Leaving out the pictures, retype the lines from the beginning of the listing through the line containing "Serif', 'Times New".

◆ Stored data
* * * *
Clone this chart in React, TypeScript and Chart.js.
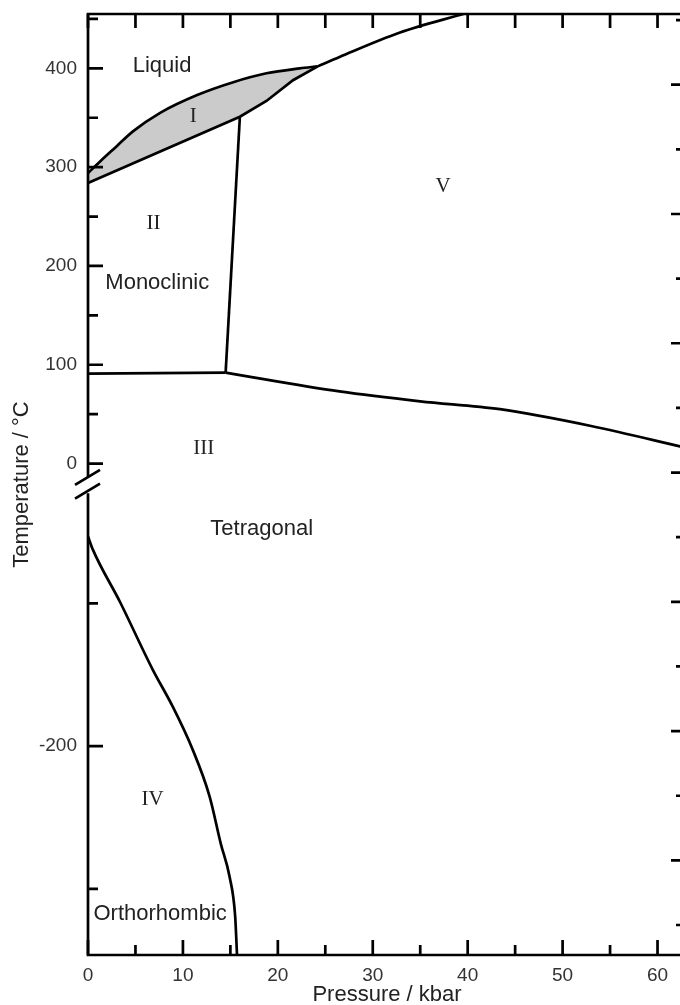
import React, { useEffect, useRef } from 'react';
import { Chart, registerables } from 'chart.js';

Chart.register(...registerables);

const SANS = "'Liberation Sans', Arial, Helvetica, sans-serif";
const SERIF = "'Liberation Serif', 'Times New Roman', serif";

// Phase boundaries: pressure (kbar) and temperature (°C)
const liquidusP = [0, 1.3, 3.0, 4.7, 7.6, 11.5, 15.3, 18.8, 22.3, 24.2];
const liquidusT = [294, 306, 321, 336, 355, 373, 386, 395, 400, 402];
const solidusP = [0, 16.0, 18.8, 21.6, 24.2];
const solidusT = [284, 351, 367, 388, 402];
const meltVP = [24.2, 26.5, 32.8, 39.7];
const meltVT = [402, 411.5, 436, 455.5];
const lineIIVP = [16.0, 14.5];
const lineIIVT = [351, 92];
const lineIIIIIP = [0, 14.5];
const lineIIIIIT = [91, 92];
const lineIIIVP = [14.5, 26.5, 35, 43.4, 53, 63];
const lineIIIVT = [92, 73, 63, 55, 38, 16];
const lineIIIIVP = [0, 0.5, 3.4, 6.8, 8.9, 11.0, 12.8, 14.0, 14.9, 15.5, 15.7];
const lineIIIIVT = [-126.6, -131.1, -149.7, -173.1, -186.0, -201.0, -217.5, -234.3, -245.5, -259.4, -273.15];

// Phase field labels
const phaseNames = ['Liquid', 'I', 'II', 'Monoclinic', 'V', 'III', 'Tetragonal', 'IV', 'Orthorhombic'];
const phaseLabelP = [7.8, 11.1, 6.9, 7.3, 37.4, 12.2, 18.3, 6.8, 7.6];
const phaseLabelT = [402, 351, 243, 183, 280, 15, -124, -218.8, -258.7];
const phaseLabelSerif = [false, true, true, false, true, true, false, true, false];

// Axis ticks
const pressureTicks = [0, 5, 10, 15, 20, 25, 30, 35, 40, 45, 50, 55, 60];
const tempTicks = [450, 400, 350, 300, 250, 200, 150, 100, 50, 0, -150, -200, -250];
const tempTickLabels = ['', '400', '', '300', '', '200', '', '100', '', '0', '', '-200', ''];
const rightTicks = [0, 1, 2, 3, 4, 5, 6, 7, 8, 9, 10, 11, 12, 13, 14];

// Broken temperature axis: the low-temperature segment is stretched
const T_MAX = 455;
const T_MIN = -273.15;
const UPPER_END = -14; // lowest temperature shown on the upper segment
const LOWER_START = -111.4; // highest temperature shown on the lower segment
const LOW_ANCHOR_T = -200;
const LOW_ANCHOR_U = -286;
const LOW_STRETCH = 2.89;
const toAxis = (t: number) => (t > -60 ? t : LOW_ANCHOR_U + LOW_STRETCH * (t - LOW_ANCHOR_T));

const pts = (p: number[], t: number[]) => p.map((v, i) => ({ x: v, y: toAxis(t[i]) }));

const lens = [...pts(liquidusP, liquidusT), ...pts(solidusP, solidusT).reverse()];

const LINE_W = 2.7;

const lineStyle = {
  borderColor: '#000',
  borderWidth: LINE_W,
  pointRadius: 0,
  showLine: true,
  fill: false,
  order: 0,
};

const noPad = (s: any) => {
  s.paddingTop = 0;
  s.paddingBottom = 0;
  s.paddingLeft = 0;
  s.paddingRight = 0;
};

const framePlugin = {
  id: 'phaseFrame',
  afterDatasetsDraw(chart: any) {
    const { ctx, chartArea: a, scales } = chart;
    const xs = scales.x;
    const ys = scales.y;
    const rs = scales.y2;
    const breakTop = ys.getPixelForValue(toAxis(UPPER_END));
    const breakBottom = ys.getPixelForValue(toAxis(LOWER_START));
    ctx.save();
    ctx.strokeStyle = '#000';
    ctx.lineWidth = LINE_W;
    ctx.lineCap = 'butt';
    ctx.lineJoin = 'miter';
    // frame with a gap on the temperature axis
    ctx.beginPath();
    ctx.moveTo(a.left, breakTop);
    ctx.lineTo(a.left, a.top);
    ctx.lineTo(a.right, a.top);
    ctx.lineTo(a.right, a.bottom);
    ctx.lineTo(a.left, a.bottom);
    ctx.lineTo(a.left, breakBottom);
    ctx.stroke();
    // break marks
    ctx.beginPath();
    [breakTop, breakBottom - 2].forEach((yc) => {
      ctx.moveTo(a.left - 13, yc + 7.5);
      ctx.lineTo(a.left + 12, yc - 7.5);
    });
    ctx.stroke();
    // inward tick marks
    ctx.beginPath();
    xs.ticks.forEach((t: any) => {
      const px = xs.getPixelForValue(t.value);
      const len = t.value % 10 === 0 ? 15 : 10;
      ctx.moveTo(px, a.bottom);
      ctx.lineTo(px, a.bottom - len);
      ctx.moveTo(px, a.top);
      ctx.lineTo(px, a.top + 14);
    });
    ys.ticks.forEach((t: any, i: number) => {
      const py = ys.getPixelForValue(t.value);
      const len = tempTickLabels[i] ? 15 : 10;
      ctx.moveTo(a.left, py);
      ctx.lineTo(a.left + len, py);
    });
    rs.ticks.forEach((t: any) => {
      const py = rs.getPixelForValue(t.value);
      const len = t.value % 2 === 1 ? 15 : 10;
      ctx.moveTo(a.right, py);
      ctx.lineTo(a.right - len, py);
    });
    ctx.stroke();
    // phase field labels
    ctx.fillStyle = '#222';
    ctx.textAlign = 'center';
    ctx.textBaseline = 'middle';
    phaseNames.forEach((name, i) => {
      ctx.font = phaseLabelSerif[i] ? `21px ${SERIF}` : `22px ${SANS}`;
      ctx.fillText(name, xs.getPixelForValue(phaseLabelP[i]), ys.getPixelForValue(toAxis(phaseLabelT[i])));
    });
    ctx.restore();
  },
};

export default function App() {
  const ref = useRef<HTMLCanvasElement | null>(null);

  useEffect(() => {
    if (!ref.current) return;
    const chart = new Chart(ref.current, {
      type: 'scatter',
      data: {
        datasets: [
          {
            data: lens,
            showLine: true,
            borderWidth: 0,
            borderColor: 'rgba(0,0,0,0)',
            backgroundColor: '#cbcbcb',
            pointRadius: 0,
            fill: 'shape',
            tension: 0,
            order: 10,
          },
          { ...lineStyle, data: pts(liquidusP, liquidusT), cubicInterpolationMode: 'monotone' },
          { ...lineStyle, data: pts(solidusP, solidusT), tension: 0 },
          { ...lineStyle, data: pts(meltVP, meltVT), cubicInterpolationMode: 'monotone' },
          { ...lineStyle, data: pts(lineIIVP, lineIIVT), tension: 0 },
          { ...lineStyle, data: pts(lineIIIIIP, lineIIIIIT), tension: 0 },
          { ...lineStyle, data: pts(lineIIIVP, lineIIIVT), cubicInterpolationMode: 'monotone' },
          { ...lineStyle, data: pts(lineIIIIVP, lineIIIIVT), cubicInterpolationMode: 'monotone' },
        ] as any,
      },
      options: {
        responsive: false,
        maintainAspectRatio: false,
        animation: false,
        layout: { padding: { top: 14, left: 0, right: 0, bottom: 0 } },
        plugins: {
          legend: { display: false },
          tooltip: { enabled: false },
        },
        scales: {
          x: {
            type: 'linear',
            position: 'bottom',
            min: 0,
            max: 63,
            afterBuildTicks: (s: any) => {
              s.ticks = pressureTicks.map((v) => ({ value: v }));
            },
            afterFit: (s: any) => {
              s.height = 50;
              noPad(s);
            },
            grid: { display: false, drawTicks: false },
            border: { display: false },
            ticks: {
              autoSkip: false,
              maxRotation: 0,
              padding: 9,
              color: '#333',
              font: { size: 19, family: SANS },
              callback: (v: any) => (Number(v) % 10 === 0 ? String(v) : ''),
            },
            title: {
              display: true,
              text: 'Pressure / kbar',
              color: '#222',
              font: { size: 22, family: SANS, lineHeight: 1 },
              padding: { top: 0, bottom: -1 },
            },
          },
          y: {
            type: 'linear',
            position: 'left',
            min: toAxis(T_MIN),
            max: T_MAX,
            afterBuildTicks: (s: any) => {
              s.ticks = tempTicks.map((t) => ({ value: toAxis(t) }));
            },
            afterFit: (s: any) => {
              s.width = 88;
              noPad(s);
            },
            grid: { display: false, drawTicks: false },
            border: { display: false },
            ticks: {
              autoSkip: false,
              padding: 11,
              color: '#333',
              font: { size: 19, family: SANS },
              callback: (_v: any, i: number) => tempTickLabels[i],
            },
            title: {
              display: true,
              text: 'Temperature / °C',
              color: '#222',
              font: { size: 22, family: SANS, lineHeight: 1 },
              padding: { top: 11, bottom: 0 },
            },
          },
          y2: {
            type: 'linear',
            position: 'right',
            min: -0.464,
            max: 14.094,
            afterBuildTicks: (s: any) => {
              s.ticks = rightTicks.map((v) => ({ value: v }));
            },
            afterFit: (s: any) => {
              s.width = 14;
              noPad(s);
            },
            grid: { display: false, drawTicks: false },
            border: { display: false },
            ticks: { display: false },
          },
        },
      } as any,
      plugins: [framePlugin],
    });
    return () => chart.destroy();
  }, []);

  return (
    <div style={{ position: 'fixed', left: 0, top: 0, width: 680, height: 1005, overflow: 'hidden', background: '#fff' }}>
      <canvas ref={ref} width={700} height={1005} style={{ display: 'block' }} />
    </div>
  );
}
* * * *
◆ Solved problem
Clone this chart in React, TypeScript and Chart.js.
import React, { useEffect, useRef } from 'react';
import { Chart, registerables } from 'chart.js';

Chart.register(...registerables);

const SANS = "'Liberation Sans', Arial, Helvetica, sans-serif";
const SERIF = "'Liberation Serif', 'Times New Roman', serif";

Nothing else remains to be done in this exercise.